Amid applause from clerk's office workers, Szalkowski, 50,  and McMillan, 60, who come from Roselle and have been together 11 years, were the first to be granted a civil union license in DuPage County.

Illinois is now the sixth state that allows civil unions or their equivalent, and two other states — Hawaii and Delaware — have passed civil-union laws that have not yet been enacted.

Advocates of gay and lesbian rights say the civil union law is a historic moment worthy of celebration, but they stress that it in no way marks the end of their work. The next step would be to follow either a judicial or legislative path toward the legalization of same-sex marriage.

Similar scenes to the one in DuPage played out around the Chicago area this morning, the first day that same-sex couples were eligible for civil-union licenses.

In Cook County, Janean Watkins and Lakeesha Harris camped overnight outside the Daley Center to be the first in line as the state's new civil-unions law kicked in.

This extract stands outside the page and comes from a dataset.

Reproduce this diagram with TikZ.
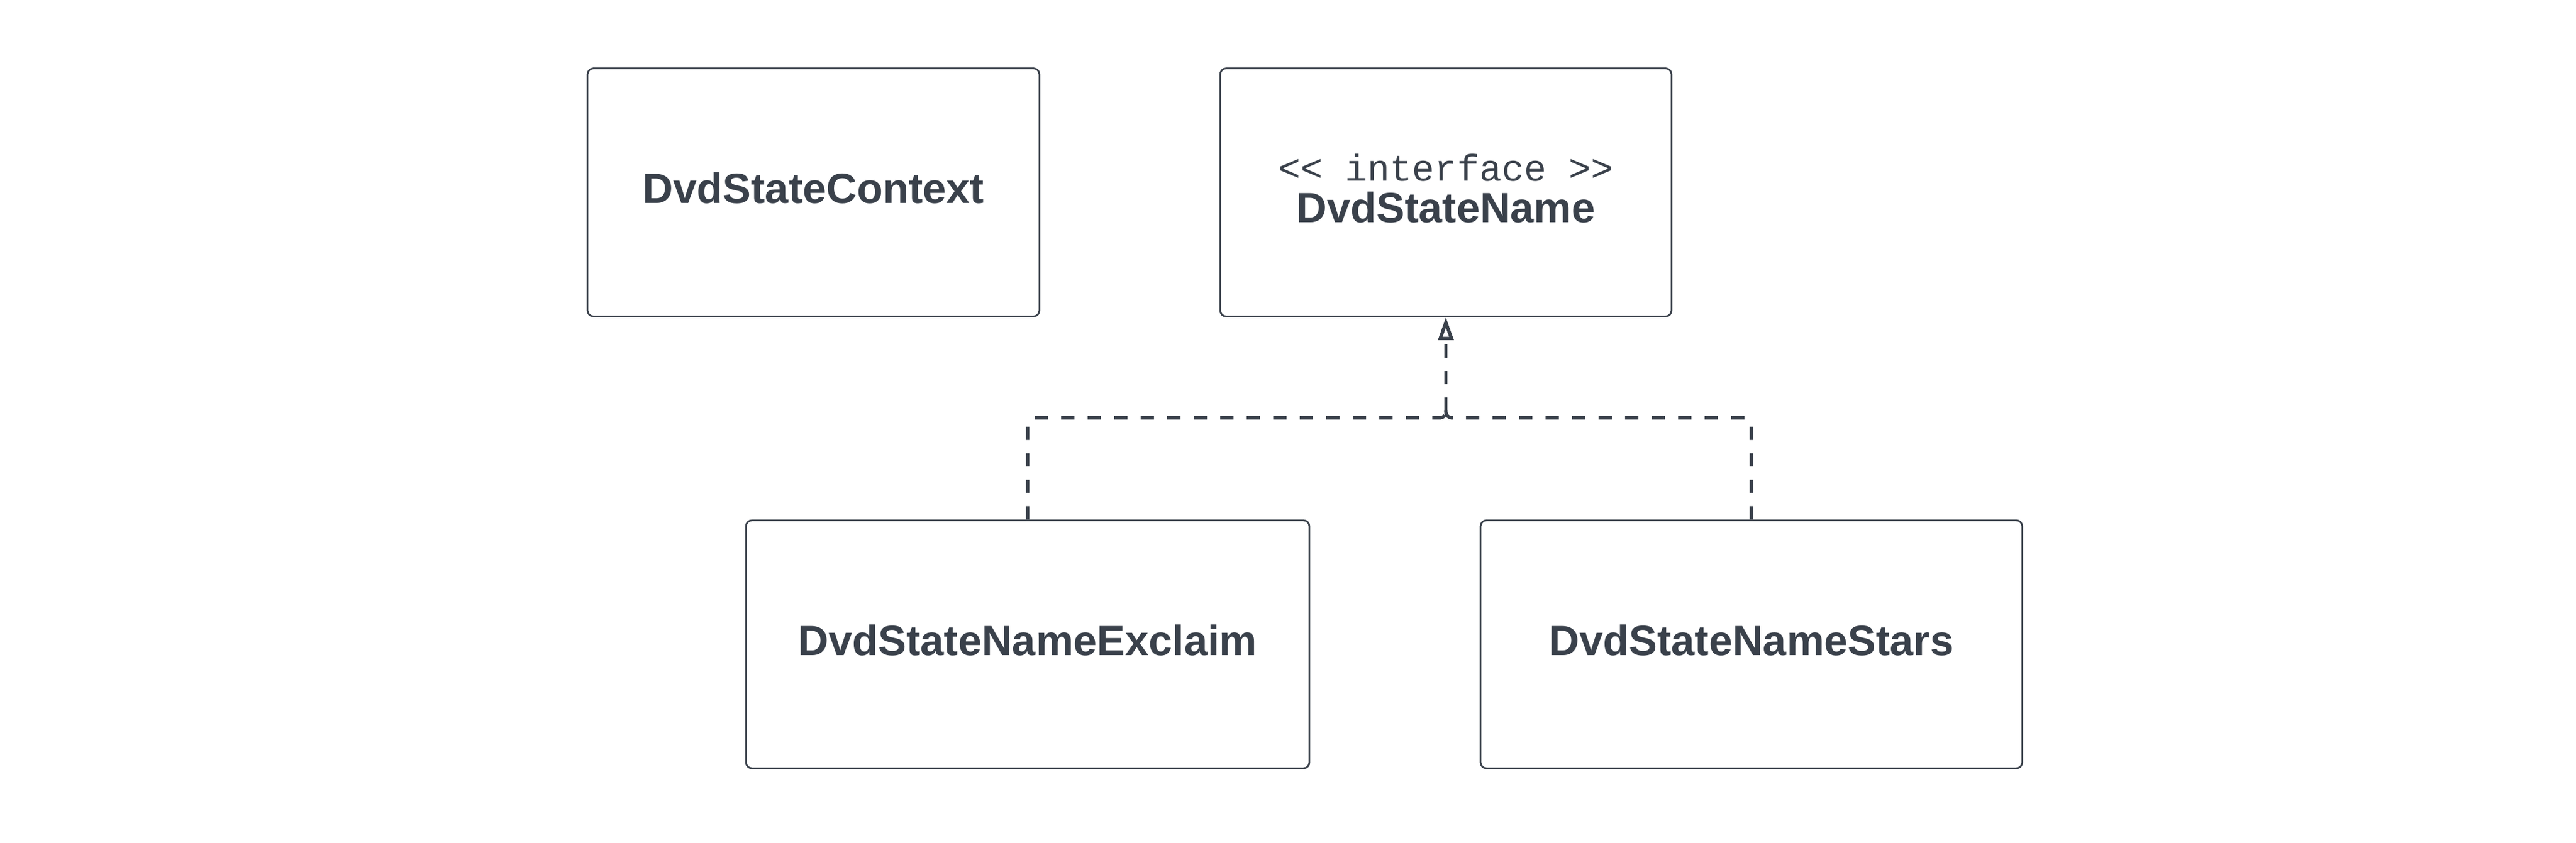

"It's historic," said Watkins, who has been with Harris for 10 years. "We wanted to be first. We wanted to make a statement. For us, for our kids. It really means something."

The couple has six children who will all be in attendance at a formal civil union ceremony tomorrow.

Watkins and Harris were followed by more than 100 other couples who arrived early to get licenses.

Vicki Kenyon and Lisa Martin of Skokie were up at 4 a.m. and headed to the Daley Center to get a license to legally cement their nearly 10-year relationship.

"We thought we'd just get it done in Skokie," Martin said. "But then we figured, hey, if they're going to throw a party downtown, we should be there, be part of history."

Couples can obtain licenses starting today, but must wait a day before holding a ceremony. On Thursday, the governor and Mayor Rahm Emanuel will be on hand in Millennium Park as more than 30 couples enter into civil unions.

The group The Civil Rights Agenda plans to host another cluster of civil union celebrations on Friday at the Chicago History Museum. Anthony Martinez, the group's executive director, said at least 30 couples signed up, reflecting the widespread enthusiasm he has seen in the city's lesbian, gay, bisexual and transgender community.

Linda Zetterberg, 59, and Sherry Burlingame, 52, wed in Ontario, Canada, on May 27, 2005, but showed up to the DuPage County clerk’s office today to see if their marriage would recognized in Illinois now that civil union licenses are being issued.

Plus, they wanted to be around to congratulate other same-sex couples.

“We’ve waited for a long time for this,” said Zetterberg, just as the office’s first couple became licensed. “We had to drive with all of our paperwork in a glove compartment in case anything happens.”

DuPage County clerk’s office officials told the couple they did not know whether foreign marriage licenses are now honored in Illinois and said they would have to defer to their legal department.

Workers who typically issue marriage licenses also had to make adjustments in how they addressed the civil union applicants.

One couple, Martha Flores, 37, and Jessica Meyer, 33, of Westmont, who became licensed just before 11 a.m., for example, didn’t know the proper term to use when referring to their relationship status would be once they held a ceremony.